Requirement | Copy out the data exactly, leaving the pictures behind.

Data |
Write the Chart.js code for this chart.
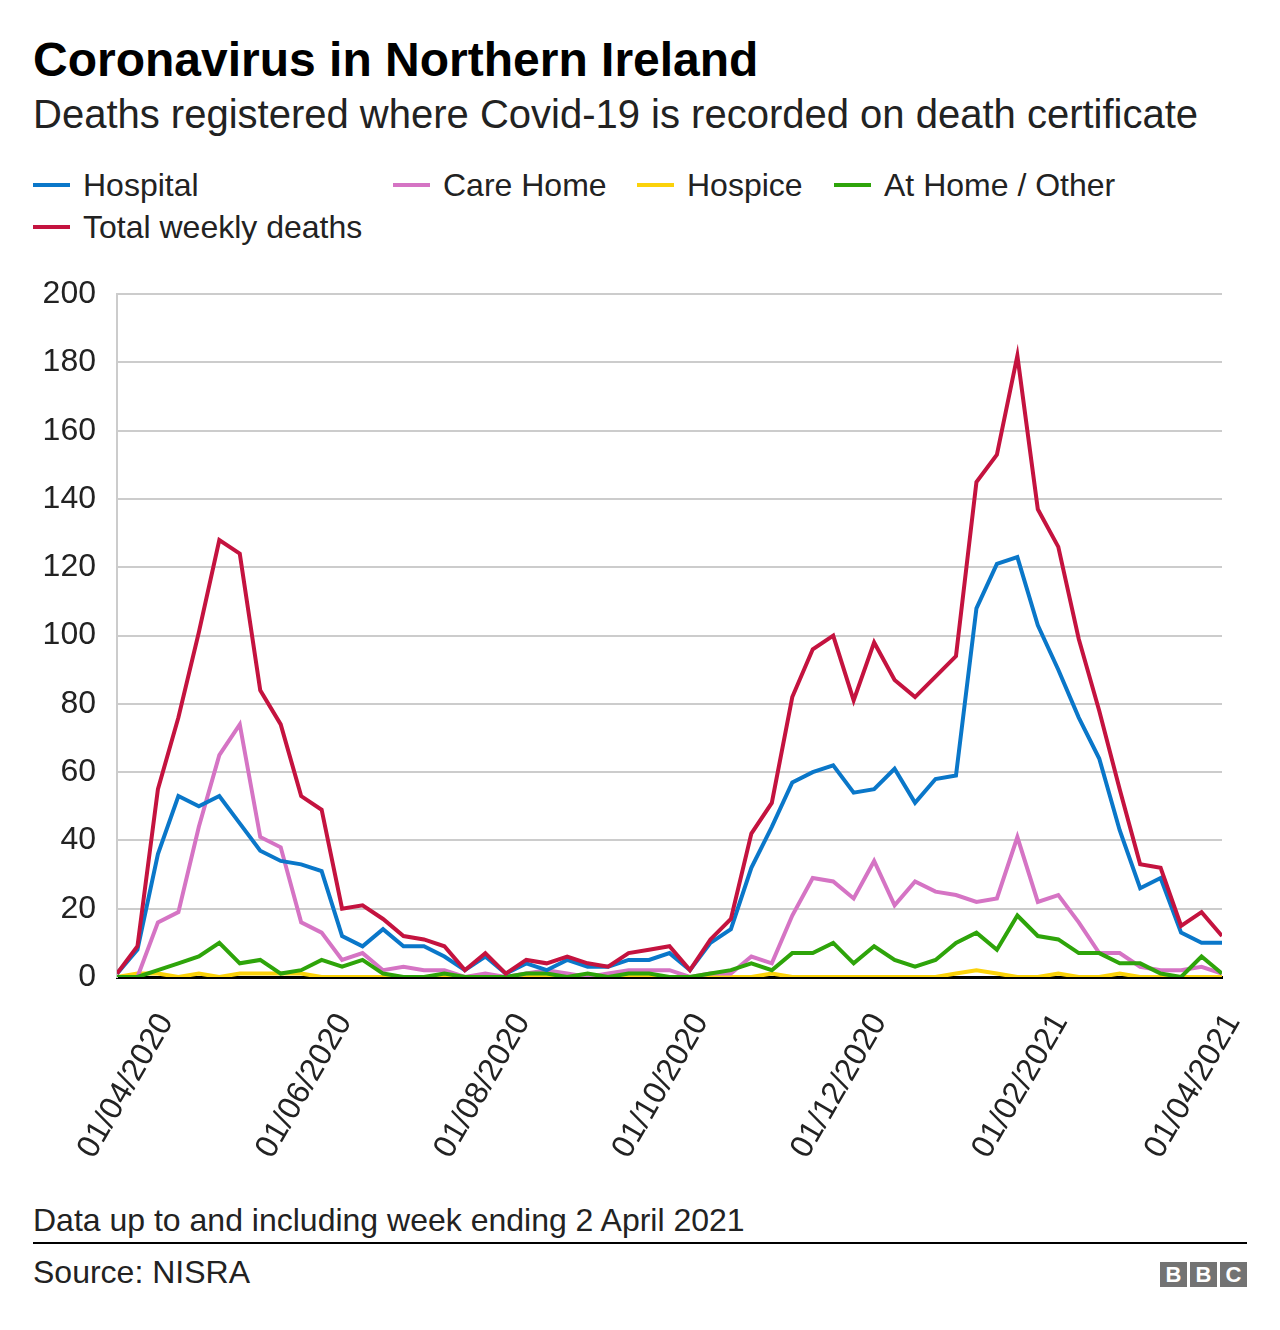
<!DOCTYPE html>
<html>
<head>
<meta charset="utf-8">
<script src="https://cdn.jsdelivr.net/npm/chart.js@4.4.0/dist/chart.umd.min.js"></script>
<style>
  body { margin: 0; background: #fff; font-family: "Liberation Sans", Arial, sans-serif; color: #222; }
  #wrap { position: relative; width: 1280px; height: 1330px; overflow: hidden; }
  .txt { position: absolute; white-space: nowrap; }
  #title { left: 33px; top: 36px; font-size: 48px; line-height: 48px; font-weight: bold; color: #000; }
  #subtitle { left: 33px; top: 94px; font-size: 40px; line-height: 40px; }
  .leg { position: absolute; font-size: 32px; line-height: 42px; white-space: nowrap; }
  .leg i { position: absolute; left: 0; top: 19px; width: 37px; height: 4px; }
  .leg span { margin-left: 50px; }
  #note { left: 33px; top: 1204px; font-size: 32px; line-height: 32px; }
  #rule { position: absolute; left: 33px; top: 1242px; width: 1214px; height: 2px; background: #000; }
  #source { left: 33px; top: 1256px; font-size: 32px; line-height: 32px; }
  #bbc { position: absolute; left: 1160px; top: 1262px; }
  #bbc b { float: left; width: 27px; height: 25px; margin-right: 3px; background: #737373; color: #fff;
           font-size: 22px; line-height: 25px; text-align: center; }
  #box { position: absolute; left: 0; top: 254px; width: 1280px; height: 940px; }
</style>
</head>
<body>
<div id="wrap">
  <div id="title" class="txt">Coronavirus in Northern Ireland</div>
  <div id="subtitle" class="txt">Deaths registered where Covid-19 is recorded on death certificate</div>
  <div id="legend"></div>
  <div id="box"><canvas id="chart" width="1280" height="940"></canvas></div>
  <div id="note" class="txt">Data up to and including week ending 2 April 2021</div>
  <div id="rule"></div>
  <div id="source" class="txt">Source: NISRA</div>
  <div id="bbc"><b>B</b><b>B</b><b style="margin-right:0">C</b></div>
</div>
<script>
// weekly deaths, weeks ending Friday, first week ending 20/03/2020
const firstWeekEnding = '20/03/2020';

const hospital  = [1,8,36,53,50, 53,45,37,34,33, 31,12,9,14,9, 9,6,2,6,1, 4,2,5,3,3, 5,5,7,2,10,
                   14,32,44,57,60, 62,54,55,61,51, 58,59,108,121,123, 103,90,76,64,43, 26,29,13,10,10];
const careHome  = [0,0,16,19,44, 65,74,41,38,16, 13,5,7,2,3, 2,2,0,1,0, 1,2,1,0,1, 2,2,2,0,1,
                   1,6,4,18,29, 28,23,34,21,28, 25,24,22,23,41, 22,24,16,7,7, 3,2,2,3,1];
const hospice   = [0,1,1,0,1, 0,1,1,1,1, 0,0,0,0,0, 0,0,0,0,0, 0,0,0,0,0, 0,0,0,0,0,
                   0,0,1,0,0, 0,0,0,0,0, 0,1,2,1,0, 0,1,0,0,1, 0,0,0,0,0];
const atHome    = [0,0,2,4,6, 10,4,5,1,2, 5,3,5,1,0, 0,1,0,0,0, 1,1,0,1,0, 1,1,0,0,1,
                   2,4,2,7,7, 10,4,9,5,3, 5,10,13,8,18, 12,11,7,7,4, 4,1,0,6,1];
const total     = [1,9,55,76,101, 128,124,84,74,53, 49,20,21,17,12, 11,9,2,7,1, 5,4,6,4,3, 7,8,9,2,11,
                   17,42,51,82,96, 100,81,98,87,82, 88,94,145,153,182, 137,126,99,78,55, 33,32,15,19,12];

const tickLabels = ['01/04/2020','01/06/2020','01/08/2020','01/10/2020','01/12/2020','01/02/2021','01/04/2021'];
const yTicks = [0,20,40,60,80,100,120,140,160,180,200];

const series = [
  { label: 'Hospital',            data: hospital, color: '#0a77c9', order: 1 },
  { label: 'Care Home',           data: careHome, color: '#d574c4', order: 3 },
  { label: 'Hospice',             data: hospice,  color: '#fbd20a', order: 4 },
  { label: 'At Home / Other',     data: atHome,   color: '#2ea40a', order: 2 },
  { label: 'Total weekly deaths', data: total,    color: '#c4133f', order: 0 }
];

const DAY = 86400000;
const toDay = s => {
  const [d, m, y] = s.split('/').map(Number);
  return Date.UTC(y, m - 1, d) / DAY;
};
const day0 = toDay(firstWeekEnding);
const tickDays = tickLabels.map(s => toDay(s) - day0);

// legend in html
const legPos = [[33,164],[393,164],[637,164],[834,164],[33,206]];
const legend = document.getElementById('legend');
series.forEach((s, i) => {
  const el = document.createElement('div');
  el.className = 'leg';
  el.style.left = legPos[i][0] + 'px';
  el.style.top = legPos[i][1] + 'px';
  el.innerHTML = `<i style="background:${s.color}"></i><span>${s.label}</span>`;
  legend.appendChild(el);
});

const font = { family: '"Liberation Sans", Arial, sans-serif', size: 32 };

new Chart(document.getElementById('chart'), {
  type: 'line',
  data: {
    datasets: series.map(s => ({
      label: s.label,
      data: s.data.map((v, i) => ({ x: i * 7, y: v })),
      borderColor: s.color,
      backgroundColor: s.color,
      borderWidth: 4,
      pointRadius: 0,
      tension: 0,
      order: s.order
    }))
  },
  options: {
    responsive: false,
    animation: false,
    events: [],
    layout: { padding: { top: 27, right: 58, left: 0, bottom: 0 } },
    plugins: { legend: { display: false }, tooltip: { enabled: false } },
    scales: {
      x: {
        type: 'linear',
        min: 0,
        max: (hospital.length - 1) * 7,
        afterBuildTicks: scale => { scale.ticks = tickDays.map(v => ({ value: v })); },
        afterFit: scale => { scale.height = 217; },
        grid: { display: false },
        border: { display: true, color: '#000', width: 3 },
        ticks: {
          autoSkip: false,
          minRotation: 60,
          maxRotation: 60,
          padding: 22,
          labelOffset: 14,
          color: '#222',
          font: font,
          callback: v => tickLabels[tickDays.indexOf(v)]
        }
      },
      y: {
        min: 0,
        max: 200,
        afterBuildTicks: scale => { scale.ticks = yTicks.map(v => ({ value: v })); },
        afterFit: scale => { scale.width = 117; },
        grid: {
          color: ctx => ctx.tick && ctx.tick.value === 0 ? 'rgba(0,0,0,0)' : '#cccccc',
          lineWidth: 2,
          drawTicks: false
        },
        border: { display: true, color: '#cccccc', width: 2 },
        ticks: { padding: 21, color: '#222', font: font }
      }
    }
  }
});
</script>
</body>
</html>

Task output |
Write the Chart.js code for this chart.
<!DOCTYPE html>
<html>
<head>
<meta charset="utf-8">
<script src="https://cdn.jsdelivr.net/npm/chart.js@4.4.0/dist/chart.umd.min.js"></script>
<style>
  body { margin: 0; background: #fff; font-family: "Liberation Sans", Arial, sans-serif; color: #222; }
  #wrap { position: relative; width: 1280px; height: 1330px; overflow: hidden; }
  .txt { position: absolute; white-space: nowrap; }
  #title { left: 33px; top: 36px; font-size: 48px; line-height: 48px; font-weight: bold; color: #000; }
  #subtitle { left: 33px; top: 94px; font-size: 40px; line-height: 40px; }
  .leg { position: absolute; font-size: 32px; line-height: 42px; white-space: nowrap; }
  .leg i { position: absolute; left: 0; top: 19px; width: 37px; height: 4px; }
  .leg span { margin-left: 50px; }
  #note { left: 33px; top: 1204px; font-size: 32px; line-height: 32px; }
  #rule { position: absolute; left: 33px; top: 1242px; width: 1214px; height: 2px; background: #000; }
  #source { left: 33px; top: 1256px; font-size: 32px; line-height: 32px; }
  #bbc { position: absolute; left: 1160px; top: 1262px; }
  #bbc b { float: left; width: 27px; height: 25px; margin-right: 3px; background: #737373; color: #fff;
           font-size: 22px; line-height: 25px; text-align: center; }
  #box { position: absolute; left: 0; top: 254px; width: 1280px; height: 940px; }
</style>
</head>
<body>
<div id="wrap">
  <div id="title" class="txt">Coronavirus in Northern Ireland</div>
  <div id="subtitle" class="txt">Deaths registered where Covid-19 is recorded on death certificate</div>
  <div id="legend"></div>
  <div id="box"><canvas id="chart" width="1280" height="940"></canvas></div>
  <div id="note" class="txt">Data up to and including week ending 2 April 2021</div>
  <div id="rule"></div>
  <div id="source" class="txt">Source: NISRA</div>
  <div id="bbc"><b>B</b><b>B</b><b style="margin-right:0">C</b></div>
</div>
<script>
// weekly deaths, weeks ending Friday, first week ending 20/03/2020
const firstWeekEnding = '20/03/2020';

const hospital  = [1,8,36,53,50, 53,45,37,34,33, 31,12,9,14,9, 9,6,2,6,1, 4,2,5,3,3, 5,5,7,2,10,
                   14,32,44,57,60, 62,54,55,61,51, 58,59,108,121,123, 103,90,76,64,43, 26,29,13,10,10];
const careHome  = [0,0,16,19,44, 65,74,41,38,16, 13,5,7,2,3, 2,2,0,1,0, 1,2,1,0,1, 2,2,2,0,1,
                   1,6,4,18,29, 28,23,34,21,28, 25,24,22,23,41, 22,24,16,7,7, 3,2,2,3,1];
const hospice   = [0,1,1,0,1, 0,1,1,1,1, 0,0,0,0,0, 0,0,0,0,0, 0,0,0,0,0, 0,0,0,0,0,
                   0,0,1,0,0, 0,0,0,0,0, 0,1,2,1,0, 0,1,0,0,1, 0,0,0,0,0];
const atHome    = [0,0,2,4,6, 10,4,5,1,2, 5,3,5,1,0, 0,1,0,0,0, 1,1,0,1,0, 1,1,0,0,1,
                   2,4,2,7,7, 10,4,9,5,3, 5,10,13,8,18, 12,11,7,7,4, 4,1,0,6,1];
const total     = [1,9,55,76,101, 128,124,84,74,53, 49,20,21,17,12, 11,9,2,7,1, 5,4,6,4,3, 7,8,9,2,11,
                   17,42,51,82,96, 100,81,98,87,82, 88,94,145,153,182, 137,126,99,78,55, 33,32,15,19,12];

const tickLabels = ['01/04/2020','01/06/2020','01/08/2020','01/10/2020','01/12/2020','01/02/2021','01/04/2021'];
const yTicks = [0,20,40,60,80,100,120,140,160,180,200];

const series = [
  { label: 'Hospital',            data: hospital, color: '#0a77c9', order: 1 },
  { label: 'Care Home',           data: careHome, color: '#d574c4', order: 3 },
  { label: 'Hospice',             data: hospice,  color: '#fbd20a', order: 4 },
  { label: 'At Home / Other',     data: atHome,   color: '#2ea40a', order: 2 },
  { label: 'Total weekly deaths', data: total,    color: '#c4133f', order: 0 }
];

const DAY = 86400000;
const toDay = s => {
  const [d, m, y] = s.split('/').map(Number);
  return Date.UTC(y, m - 1, d) / DAY;
};
const day0 = toDay(firstWeekEnding);
const tickDays = tickLabels.map(s => toDay(s) - day0);

// legend in html
const legPos = [[33,164],[393,164],[637,164],[834,164],[33,206]];
const legend = document.getElementById('legend');
series.forEach((s, i) => {
  const el = document.createElement('div');
  el.className = 'leg';
  el.style.left = legPos[i][0] + 'px';
  el.style.top = legPos[i][1] + 'px';
  el.innerHTML = `<i style="background:${s.color}"></i><span>${s.label}</span>`;
  legend.appendChild(el);
});

const font = { family: '"Liberation Sans", Arial, sans-serif', size: 32 };

new Chart(document.getElementById('chart'), {
  type: 'line',
  data: {
    datasets: series.map(s => ({
      label: s.label,
      data: s.data.map((v, i) => ({ x: i * 7, y: v })),
      borderColor: s.color,
      backgroundColor: s.color,
      borderWidth: 4,
      pointRadius: 0,
      tension: 0,
      order: s.order
    }))
  },
  options: {
    responsive: false,
    animation: false,
    events: [],
    layout: { padding: { top: 27, right: 58, left: 0, bottom: 0 } },
    plugins: { legend: { display: false }, tooltip: { enabled: false } },
    scales: {
      x: {
        type: 'linear',
        min: 0,
        max: (hospital.length - 1) * 7,
        afterBuildTicks: scale => { scale.ticks = tickDays.map(v => ({ value: v })); },
        afterFit: scale => { scale.height = 217; },
        grid: { display: false },
        border: { display: true, color: '#000', width: 3 },
        ticks: {
          autoSkip: false,
          minRotation: 60,
          maxRotation: 60,
          padding: 22,
          labelOffset: 14,
          color: '#222',
          font: font,
          callback: v => tickLabels[tickDays.indexOf(v)]
        }
      },
      y: {
        min: 0,
        max: 200,
        afterBuildTicks: scale => { scale.ticks = yTicks.map(v => ({ value: v })); },
        afterFit: scale => { scale.width = 117; },
        grid: {
          color: ctx => ctx.tick && ctx.tick.value === 0 ? 'rgba(0,0,0,0)' : '#cccccc',
          lineWidth: 2,
          drawTicks: false
        },
        border: { display: true, color: '#cccccc', width: 2 },
        ticks: { padding: 21, color: '#222', font: font }
      }
    }
  }
});
</script>
</body>
</html>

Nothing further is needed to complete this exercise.